TGO Challenge Day 9 Saturday 16 May

Paul was up early and left, leaving me to get myself organised and decide what to do. As I lay in my sleeping bag after waking up, I thought about what was going on in my legs. I had assumed that it was all muscular and that I would walk through the pain and discomfort but the more I thought about it, the more it dawned on me that my legs don't have muscles up the front in front of the bones. I realised then that I was probably suffering from shin splints, something I'd only read about before. Amazingly, I was able to get internet access where I was and googled shin splints and, yep, that's what I'd got without a doubt.
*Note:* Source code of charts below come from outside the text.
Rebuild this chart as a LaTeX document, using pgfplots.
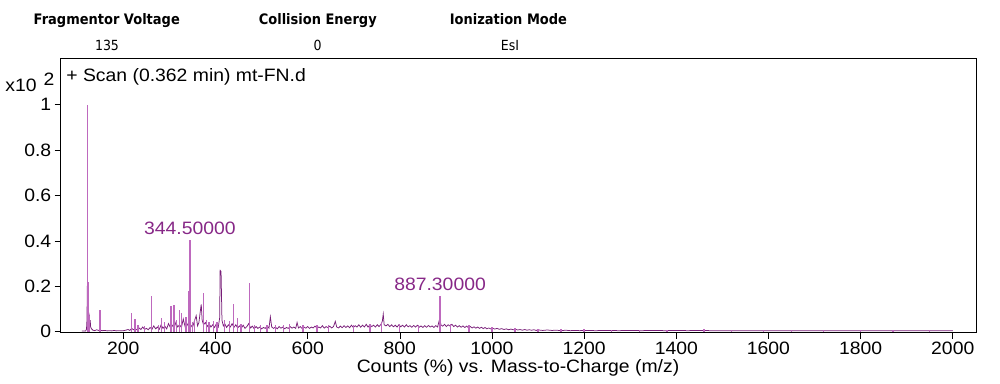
\documentclass[border=0pt]{standalone}
\usepackage{pgfplots}
\pgfplotsset{compat=1.18}
\usepackage{fontspec}
\setmainfont{Liberation Sans}[FakeStretch=1.08]
\newfontfamily\hdrfont{DejaVu Sans}[FakeStretch=0.9]
\definecolor{lightpk}{RGB}{190,105,190}
\definecolor{darkpk}{RGB}{120,30,120}
\definecolor{lblpk}{RGB}{135,40,135}
\begin{document}
\begin{tikzpicture}[x=1bp,y=1bp]
\useasboundingbox (-60.7,-50.3) rectangle (939.3,332.7);
\begin{axis}[at={(0,0)}, anchor=south west, scale only axis,
  width=916bp, height=274.4bp,
  xmin=64, xmax=2052, ymin=-0.005, ymax=1.205,
  xtick={200,400,600,800,1000,1200,1400,1600,1800,2000},
  ytick={0,0.2,0.4,0.6,0.8,1},
  scaled ticks=false,
  /pgf/number format/1000 sep={},
  /pgf/number format/assume math mode=true,
  ticklabel style={font=\fontsize{18}{20}\selectfont},
  tick align=outside, major tick length=6bp,
  xtick pos=bottom, ytick pos=left,
  tick style={black, line width=0.6bp},
  axis line style={line width=1.5bp},
]
% noise profile (dark)
\addplot[darkpk, line width=0.75bp, sharp plot] coordinates {
(110,0.003)(118,0.003)(120,0.01)(121,0.05)(122,0.22)(123,0.2)(124,0.06)(125,0.08)(126,0.07)(127,0.03)(128,0.05)(129,0.02)(131,0.012)(134,0.006)(138,0.004)(142,0.008)(146,0.005)(150,0.006)(155,0.004)(160,0.005)(165,0.003)(170,0.004)(175,0.003)(180,0.005)(185,0.003)(190,0.004)(195,0.003)(200,0.004)(205,0.006)(210,0.009)(214,0.005)(218,0.014)(222,0.008)(226,0.012)(230,0.007)(234,0.016)(238,0.009)(242,0.02)(246,0.01)(250,0.014)(254,0.008)(258,0.018)(262,0.01)(266,0.025)(270,0.012)(274,0.02)(278,0.01)(282,0.03)(286,0.014)(290,0.024)(294,0.012)(298,0.035)(302,0.018)(306,0.028)(310,0.015)(314,0.04)(318,0.02)(322,0.03)(326,0.018)(330,0.055)(334,0.022)(338,0.035)(342,0.02)(346,0.03)(350,0.018)(354,0.045)(358,0.07)(361,0.025)(364,0.04)(367,0.09)(369,0.12)(371,0.05)(374,0.03)(378,0.04)(382,0.022)(386,0.035)(390,0.02)(394,0.03)(398,0.018)(402,0.035)(406,0.02)(409,0.06)(410,0.27)(412,0.265)(414,0.05)(417,0.025)(420,0.035)(424,0.018)(428,0.03)(432,0.02)(436,0.035)(440,0.018)(444,0.03)(448,0.016)(452,0.025)(456,0.015)(460,0.028)(464,0.014)(468,0.022)(472,0.035)(476,0.016)(480,0.024)(484,0.012)(488,0.022)(492,0.014)(496,0.02)(500,0.012)(504,0.018)(508,0.014)(512,0.025)(516,0.015)(519,0.065)(522,0.02)(526,0.014)(530,0.02)(534,0.012)(538,0.022)(542,0.015)(546,0.02)(550,0.012)(554,0.018)(558,0.014)(562,0.022)(566,0.015)(570,0.02)(574,0.014)(577,0.04)(580,0.016)(584,0.022)(588,0.013)(592,0.02)(596,0.015)(600,0.022)(604,0.014)(608,0.02)(612,0.016)(616,0.024)(620,0.015)(624,0.02)(628,0.016)(632,0.026)(636,0.015)(640,0.022)(644,0.017)(648,0.024)(652,0.016)(656,0.022)(660,0.045)(663,0.02)(667,0.016)(671,0.024)(675,0.017)(679,0.026)(683,0.018)(687,0.025)(691,0.017)(695,0.028)(699,0.018)(703,0.026)(707,0.02)(711,0.03)(715,0.019)(719,0.028)(723,0.02)(727,0.032)(731,0.02)(735,0.03)(739,0.022)(743,0.028)(747,0.02)(751,0.03)(755,0.022)(759,0.032)(762,0.045)(764,0.077)(766,0.03)(770,0.025)(774,0.032)(778,0.022)(782,0.03)(786,0.021)(790,0.028)(794,0.02)(798,0.03)(802,0.021)(806,0.028)(810,0.02)(814,0.03)(818,0.021)(822,0.026)(826,0.019)(830,0.027)(834,0.02)(838,0.028)(842,0.019)(846,0.025)(850,0.018)(854,0.026)(858,0.019)(862,0.027)(866,0.02)(870,0.025)(874,0.018)(878,0.026)(882,0.02)(885,0.045)(887,0.06)(889,0.03)(893,0.024)(897,0.032)(901,0.022)(905,0.03)(909,0.024)(913,0.032)(917,0.022)(921,0.028)(925,0.02)(929,0.026)(933,0.019)(937,0.025)(941,0.018)(945,0.024)(949,0.017)(953,0.022)(957,0.016)(961,0.021)(965,0.015)(969,0.02)(973,0.014)(977,0.019)(981,0.013)(985,0.018)(989,0.012)(993,0.016)(997,0.012)(1001,0.015)(1006,0.011)(1011,0.014)(1016,0.01)(1021,0.013)(1026,0.009)(1031,0.012)(1036,0.008)(1041,0.011)(1046,0.008)(1051,0.01)(1056,0.007)(1061,0.009)(1066,0.006)(1071,0.009)(1076,0.006)(1081,0.008)(1086,0.006)(1091,0.008)(1096,0.005)(1101,0.007)(1110,0.005)(1120,0.007)(1130,0.005)(1140,0.006)(1150,0.004)(1160,0.006)(1170,0.004)(1180,0.005)(1190,0.004)(1200,0.005)(1225,0.004)(1250,0.005)(1275,0.004)(1300,0.005)(1325,0.004)(1350,0.005)(1375,0.004)(1400,0.005)(1425,0.004)(1450,0.005)(1475,0.004)(1500,0.004)(1550,0.004)(1600,0.004)(1650,0.004)(1700,0.004)(1750,0.004)(1800,0.004)(1850,0.004)(1900,0.004)(1950,0.004)(2000,0.004)
};
% centroid sticks (light)
\addplot[lightpk, line width=1.3bp, ycomb, no markers] coordinates {
(122,1.0)(123.5,0.22)(126,0.07)(149.5,0.096)(218,0.08)(225,0.055)(232,0.03)(246,0.025)(261.6,0.155)(276,0.03)(283,0.06)(290,0.04)(303.5,0.113)(310,0.117)(316,0.05)(321.5,0.097)(326.7,0.08)(336,0.063)(342,0.18)(344.5,0.404)(350,0.04)(355,0.05)(373.6,0.172)(380,0.05)(386,0.04)(395,0.045)(403,0.04)(420,0.05)(430,0.045)(439.5,0.12)(447,0.06)(455,0.035)(474,0.216)(485,0.03)(497,0.03)(512,0.03)(530,0.03)(548,0.03)(560,0.035)(590,0.03)(620,0.03)(645,0.03)(700,0.03)(735,0.035)(760,0.04)(800,0.035)(840,0.03)(887.3,0.155)(910,0.035)(950,0.03)(1000,0.02)(1050,0.015)(1100,0.012)(1150,0.01)(1200,0.01)(1260,0.009)(1320,0.008)(1380,0.009)(1460,0.012)(1520,0.008)(1590,0.008)(1650,0.007)(1720,0.008)(1800,0.007)(1870,0.007)(1950,0.007)
};
\node[lblpk, anchor=base, yshift=5bp, font=\fontsize{18}{20}\selectfont] at (axis cs:344.5,0.404) {344.50000};
\node[lblpk, anchor=base, yshift=6bp, font=\fontsize{18}{20}\selectfont] at (axis cs:887.3,0.155) {887.30000};
\node[anchor=base west, inner sep=0pt, font=\fontsize{18}{20}\selectfont] at (rel axis cs:0.006,0.914) {+ Scan (0.362 min) mt-FN.d};
\end{axis}
% header
\node[anchor=base, font=\hdrfont\bfseries\fontsize{14.5}{16}\selectfont] at (46.1,308.7) {Fragmentor Voltage};
\node[anchor=base, font=\hdrfont\bfseries\fontsize{14.5}{16}\selectfont] at (257.1,308.7) {Collision Energy};
\node[anchor=base, font=\hdrfont\bfseries\fontsize{14.5}{16}\selectfont] at (447.7,308.7) {Ionization Mode};
\node[anchor=base, font=\hdrfont\fontsize{14}{16}\selectfont] at (46.3,282.7) {135};
\node[anchor=base, font=\hdrfont\fontsize{14}{16}\selectfont] at (256.9,282.7) {0};
\node[anchor=base, font=\hdrfont\fontsize{14}{16}\selectfont] at (449.3,282.7) {EsI};
% exponent
\node[font=\fontsize{18}{20}\selectfont] at (-39.7,247.7) {x10};
\node[font=\fontsize{18}{20}\selectfont] at (-11.7,253.7) {2};
% x label
\node[font=\fontsize{18}{20}\selectfont] at (457.3,-35.3) {Counts (\%) vs. Mass-to-Charge (m/z)};
\end{tikzpicture}
\end{document}
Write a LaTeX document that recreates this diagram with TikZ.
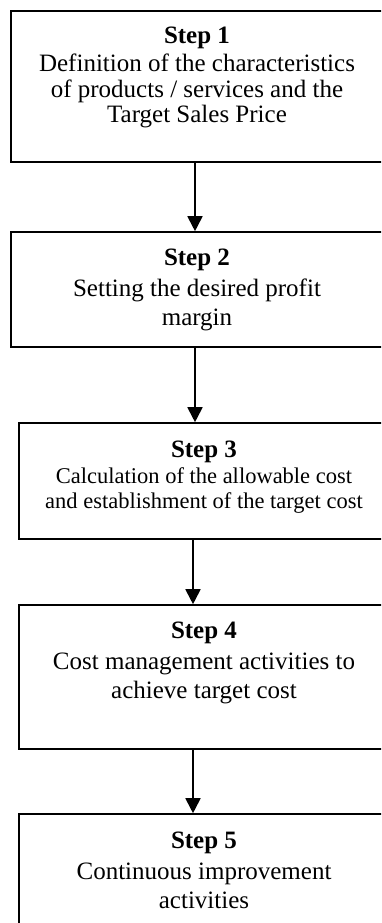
\documentclass[tikz,border=0pt]{standalone}
\usepackage{fontspec}
\setmainfont{Liberation Serif}
\usetikzlibrary{arrows.meta}
\usetikzlibrary{positioning}

\tikzset{
  stepbox/.style={draw=black, line width=1.6pt, minimum width=370pt, inner sep=0pt},
  steptext/.style={align=center, inner sep=0pt, font=\fontsize{25}{29}\selectfont},
  steparrow/.style={line width=1.8pt, -{Triangle[width=15pt,length=15pt]}}
}

\begin{document}
\begin{tikzpicture}[x=1pt, y=-1pt]
          \useasboundingbox (0,0) rectangle (381,923);
          \clip (0,0) rectangle (381,923);

          \node [stepbox, minimum width=372pt, minimum height=151pt] (s1) at (197,86.5) {}; % Draws a box
          \node [stepbox, minimum width=372pt, minimum height=115pt] (s2) at (197,289.5) {}; % Draws a box
          \node [stepbox, minimum height=116pt] (s3) at (204,481) {}; % Draws a box
          \node [stepbox, minimum height=144pt] (s4) at (204,677) {}; % Draws a box
          \node [stepbox, minimum height=150pt] (s5) at (204,889) {}; % Draws a box

          \node [steptext, font=\fontsize{25}{25.3}\selectfont, below=17pt of s1.north] (t1) {\textbf{Step 1}\\[2.5pt]Definition of the characteristics\\of products / services and the\\Target Sales Price};
          \node [steptext, below=18pt of s2.north] (t2) {\textbf{Step 2}\\[2pt]Setting the desired profit\\margin};
          \node [steptext, font=\fontsize{22.5}{24.5}\selectfont, below=19pt of s3.north] (t3) {{\fontsize{25}{25}\selectfont\textbf{Step 3}}\\[1.5pt]Calculation of the allowable cost\\and establishment of the target cost};
          \node [steptext, below=18pt of s4.north] (t4) {\textbf{Step 4}\\[2pt]Cost management activities to\\achieve target cost};
          \node [steptext, below=19pt of s5.north] (t5) {\textbf{Step 5}\\[2pt]Continuous improvement\\activities};

          \draw [steparrow] ([xshift=-2pt]s1.south) to ([xshift=-2pt]s2.north);
          \draw [steparrow] ([xshift=-2pt]s2.south) to ([xshift=-2pt]s3.north -| s2.south);
          \draw [steparrow] ([xshift=-11pt]s3.south) to ([xshift=-11pt]s4.north);
          \draw [steparrow] ([xshift=-11pt]s4.south) to ([xshift=-11pt]s5.north);
        \end{tikzpicture}
\end{document}
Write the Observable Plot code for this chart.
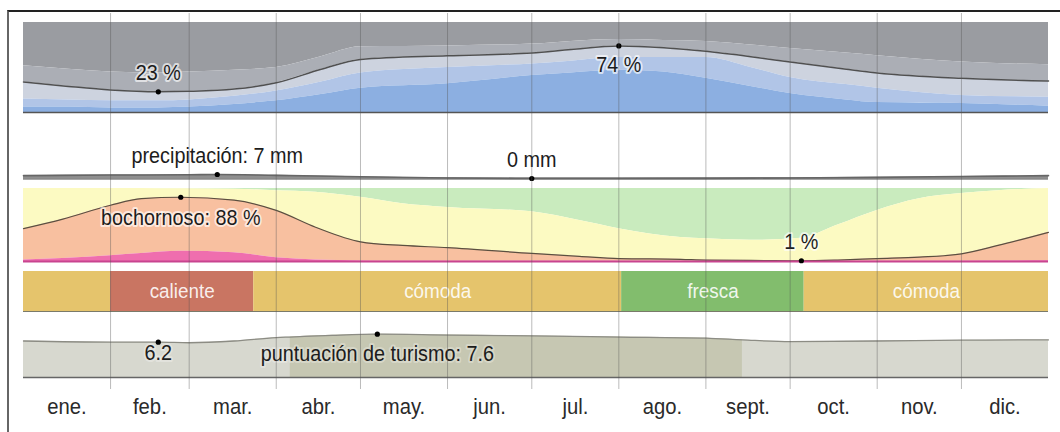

I knew then that it wasn't going to get better. I texted Roger Smith at Challenge Control for a bit of advice. He was very helpful but obviously it was for me to decide what to do. I looked at the map. I was about 8km out of Aviemore where I knew there was a rail station. Anyway, I packed up and started walking. At a junction of paths, one way went towards Aviemore and the other went towards Loch Morlich which would be my route were I to continue. I went a few steps each way a number of times and dithered about for a few minutes. In the end, I went in the Aviemore direction. It was hard as I had been so looking forward to finishing. However, there would be no easy way to bale out with five days to go.

Reaching Aviemore, I headed for the station and found there was a train to London at 1.30pm. I bought a ticket and went off to raid Tesco for food and drink to last me the long journey home. So, that was that. The right decision made though.